** START **

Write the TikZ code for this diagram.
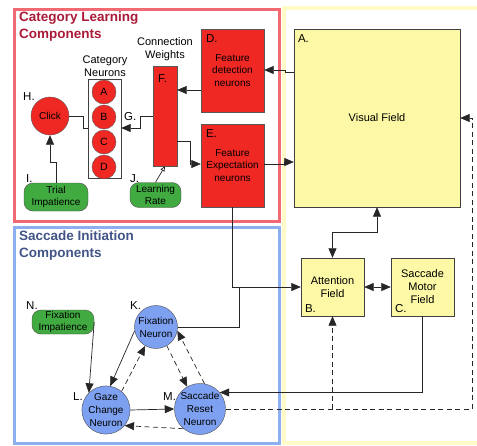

** END **
** START **

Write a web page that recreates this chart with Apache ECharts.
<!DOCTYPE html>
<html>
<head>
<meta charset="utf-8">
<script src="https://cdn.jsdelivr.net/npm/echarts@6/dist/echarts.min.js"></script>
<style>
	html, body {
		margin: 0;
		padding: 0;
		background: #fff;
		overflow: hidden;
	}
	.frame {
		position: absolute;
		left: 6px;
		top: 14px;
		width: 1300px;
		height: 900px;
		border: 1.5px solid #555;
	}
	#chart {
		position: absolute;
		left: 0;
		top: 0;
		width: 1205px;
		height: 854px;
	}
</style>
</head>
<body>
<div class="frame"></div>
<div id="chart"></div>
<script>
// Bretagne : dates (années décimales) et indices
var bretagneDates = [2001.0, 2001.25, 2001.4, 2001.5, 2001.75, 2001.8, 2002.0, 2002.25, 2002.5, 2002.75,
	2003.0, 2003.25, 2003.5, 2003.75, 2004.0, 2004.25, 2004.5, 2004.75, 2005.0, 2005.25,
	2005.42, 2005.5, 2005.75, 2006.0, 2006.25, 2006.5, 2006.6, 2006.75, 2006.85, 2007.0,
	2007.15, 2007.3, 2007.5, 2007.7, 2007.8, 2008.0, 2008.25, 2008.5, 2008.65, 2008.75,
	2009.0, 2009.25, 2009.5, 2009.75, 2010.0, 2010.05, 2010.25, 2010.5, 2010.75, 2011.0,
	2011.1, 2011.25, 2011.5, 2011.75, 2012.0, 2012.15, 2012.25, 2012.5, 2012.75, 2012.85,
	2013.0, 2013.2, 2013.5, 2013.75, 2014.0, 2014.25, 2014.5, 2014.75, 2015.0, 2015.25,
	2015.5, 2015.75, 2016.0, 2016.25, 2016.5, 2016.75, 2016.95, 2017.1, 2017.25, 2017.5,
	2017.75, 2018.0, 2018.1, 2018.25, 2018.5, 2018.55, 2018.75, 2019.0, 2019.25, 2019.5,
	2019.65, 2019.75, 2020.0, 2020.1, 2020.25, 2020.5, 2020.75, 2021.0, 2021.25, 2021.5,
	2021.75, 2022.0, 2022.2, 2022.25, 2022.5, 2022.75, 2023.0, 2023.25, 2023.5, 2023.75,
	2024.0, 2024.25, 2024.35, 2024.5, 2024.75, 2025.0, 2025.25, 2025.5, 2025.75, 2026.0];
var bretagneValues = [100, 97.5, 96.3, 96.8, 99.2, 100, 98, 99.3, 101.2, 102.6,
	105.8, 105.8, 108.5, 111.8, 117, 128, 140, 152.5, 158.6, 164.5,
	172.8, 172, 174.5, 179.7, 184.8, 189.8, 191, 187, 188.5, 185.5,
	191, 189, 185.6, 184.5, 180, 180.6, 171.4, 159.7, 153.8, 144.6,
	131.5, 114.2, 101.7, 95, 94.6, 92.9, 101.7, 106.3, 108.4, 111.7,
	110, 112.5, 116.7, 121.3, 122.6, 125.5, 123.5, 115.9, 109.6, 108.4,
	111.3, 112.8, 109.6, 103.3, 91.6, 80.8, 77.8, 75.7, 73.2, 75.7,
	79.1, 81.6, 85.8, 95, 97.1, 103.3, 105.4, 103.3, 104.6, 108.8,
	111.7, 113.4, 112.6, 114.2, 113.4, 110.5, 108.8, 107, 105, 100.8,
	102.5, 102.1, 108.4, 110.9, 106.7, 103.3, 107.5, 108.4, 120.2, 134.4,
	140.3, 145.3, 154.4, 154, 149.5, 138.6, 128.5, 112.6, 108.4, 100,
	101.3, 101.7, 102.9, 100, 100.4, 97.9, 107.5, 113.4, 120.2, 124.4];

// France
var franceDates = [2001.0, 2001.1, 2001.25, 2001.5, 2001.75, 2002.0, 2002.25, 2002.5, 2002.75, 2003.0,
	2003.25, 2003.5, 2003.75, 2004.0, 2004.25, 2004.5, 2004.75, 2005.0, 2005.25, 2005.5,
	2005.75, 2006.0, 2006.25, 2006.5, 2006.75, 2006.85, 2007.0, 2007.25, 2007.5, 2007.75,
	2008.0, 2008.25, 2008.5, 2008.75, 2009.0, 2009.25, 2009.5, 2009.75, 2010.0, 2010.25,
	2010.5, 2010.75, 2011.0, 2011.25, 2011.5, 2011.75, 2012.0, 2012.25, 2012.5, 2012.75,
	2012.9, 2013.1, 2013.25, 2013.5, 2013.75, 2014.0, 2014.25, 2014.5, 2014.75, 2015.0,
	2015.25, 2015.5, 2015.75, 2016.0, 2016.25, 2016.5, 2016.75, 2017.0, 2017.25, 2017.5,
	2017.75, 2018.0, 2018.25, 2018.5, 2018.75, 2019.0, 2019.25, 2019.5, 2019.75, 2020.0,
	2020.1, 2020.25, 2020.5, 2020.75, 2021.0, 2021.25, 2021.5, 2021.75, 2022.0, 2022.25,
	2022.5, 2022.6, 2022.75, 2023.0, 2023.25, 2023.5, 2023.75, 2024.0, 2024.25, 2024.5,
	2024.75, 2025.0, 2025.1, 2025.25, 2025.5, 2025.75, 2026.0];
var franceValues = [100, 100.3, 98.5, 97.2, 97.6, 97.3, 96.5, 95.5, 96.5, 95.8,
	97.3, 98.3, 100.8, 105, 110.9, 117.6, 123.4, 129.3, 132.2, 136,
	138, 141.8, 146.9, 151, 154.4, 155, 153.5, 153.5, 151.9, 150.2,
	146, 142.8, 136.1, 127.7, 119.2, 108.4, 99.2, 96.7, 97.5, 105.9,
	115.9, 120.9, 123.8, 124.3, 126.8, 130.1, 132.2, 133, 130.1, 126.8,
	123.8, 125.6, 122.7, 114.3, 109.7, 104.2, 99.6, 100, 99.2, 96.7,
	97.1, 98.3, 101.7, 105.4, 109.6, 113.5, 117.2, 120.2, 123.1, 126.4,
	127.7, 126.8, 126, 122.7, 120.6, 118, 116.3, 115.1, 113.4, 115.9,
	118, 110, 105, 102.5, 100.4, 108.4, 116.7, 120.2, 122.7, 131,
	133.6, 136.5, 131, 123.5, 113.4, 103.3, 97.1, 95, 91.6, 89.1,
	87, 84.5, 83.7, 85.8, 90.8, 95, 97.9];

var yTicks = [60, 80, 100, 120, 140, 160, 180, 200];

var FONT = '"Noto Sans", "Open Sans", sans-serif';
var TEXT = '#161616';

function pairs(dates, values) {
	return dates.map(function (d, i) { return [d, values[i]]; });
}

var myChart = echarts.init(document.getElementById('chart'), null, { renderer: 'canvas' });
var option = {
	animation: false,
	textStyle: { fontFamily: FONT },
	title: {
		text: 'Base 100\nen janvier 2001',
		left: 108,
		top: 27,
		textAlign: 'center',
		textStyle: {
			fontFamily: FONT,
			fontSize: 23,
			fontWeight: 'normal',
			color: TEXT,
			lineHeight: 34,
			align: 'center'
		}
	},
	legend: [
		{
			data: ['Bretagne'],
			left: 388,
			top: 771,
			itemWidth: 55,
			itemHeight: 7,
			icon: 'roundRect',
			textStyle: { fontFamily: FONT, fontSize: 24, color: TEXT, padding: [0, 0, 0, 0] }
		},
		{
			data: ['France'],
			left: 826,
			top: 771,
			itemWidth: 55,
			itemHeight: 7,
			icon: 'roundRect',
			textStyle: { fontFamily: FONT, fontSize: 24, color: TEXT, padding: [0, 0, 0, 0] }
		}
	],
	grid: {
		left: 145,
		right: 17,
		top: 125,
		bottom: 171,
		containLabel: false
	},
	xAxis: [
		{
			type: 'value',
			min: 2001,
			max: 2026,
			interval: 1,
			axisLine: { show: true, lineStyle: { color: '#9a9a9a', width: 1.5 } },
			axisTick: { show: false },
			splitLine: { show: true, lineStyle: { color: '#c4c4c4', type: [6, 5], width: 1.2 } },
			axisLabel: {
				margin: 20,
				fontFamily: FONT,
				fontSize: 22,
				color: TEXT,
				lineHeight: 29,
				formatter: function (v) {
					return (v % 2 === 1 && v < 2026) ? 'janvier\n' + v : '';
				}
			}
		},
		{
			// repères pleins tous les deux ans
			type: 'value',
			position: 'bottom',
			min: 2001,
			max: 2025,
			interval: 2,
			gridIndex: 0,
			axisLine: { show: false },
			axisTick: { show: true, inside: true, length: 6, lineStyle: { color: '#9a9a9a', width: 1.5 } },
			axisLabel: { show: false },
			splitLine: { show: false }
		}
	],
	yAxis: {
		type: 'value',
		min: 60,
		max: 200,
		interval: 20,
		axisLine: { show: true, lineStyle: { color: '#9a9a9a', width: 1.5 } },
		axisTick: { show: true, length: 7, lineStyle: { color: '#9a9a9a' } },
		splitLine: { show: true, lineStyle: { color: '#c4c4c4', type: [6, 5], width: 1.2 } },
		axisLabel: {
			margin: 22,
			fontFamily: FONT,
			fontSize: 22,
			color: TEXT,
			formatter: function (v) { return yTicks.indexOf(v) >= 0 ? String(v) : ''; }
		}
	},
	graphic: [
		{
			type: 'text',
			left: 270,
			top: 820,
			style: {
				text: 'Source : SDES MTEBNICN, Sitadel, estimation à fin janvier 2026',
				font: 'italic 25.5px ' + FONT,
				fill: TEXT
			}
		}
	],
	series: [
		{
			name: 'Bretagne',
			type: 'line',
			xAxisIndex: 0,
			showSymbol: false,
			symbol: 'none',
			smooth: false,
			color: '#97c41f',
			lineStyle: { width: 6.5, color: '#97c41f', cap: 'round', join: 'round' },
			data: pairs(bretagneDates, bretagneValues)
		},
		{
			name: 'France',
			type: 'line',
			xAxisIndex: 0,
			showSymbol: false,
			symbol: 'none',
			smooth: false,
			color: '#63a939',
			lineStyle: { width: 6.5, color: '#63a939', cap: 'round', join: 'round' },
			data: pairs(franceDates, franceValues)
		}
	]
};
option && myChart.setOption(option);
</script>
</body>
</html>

** END **

◆ Work to be completed
From the listing above, copy all lines holding the word "Write".

◆ Exercise output
Write the TikZ code for this diagram.
Write a web page that recreates this chart with Apache ECharts.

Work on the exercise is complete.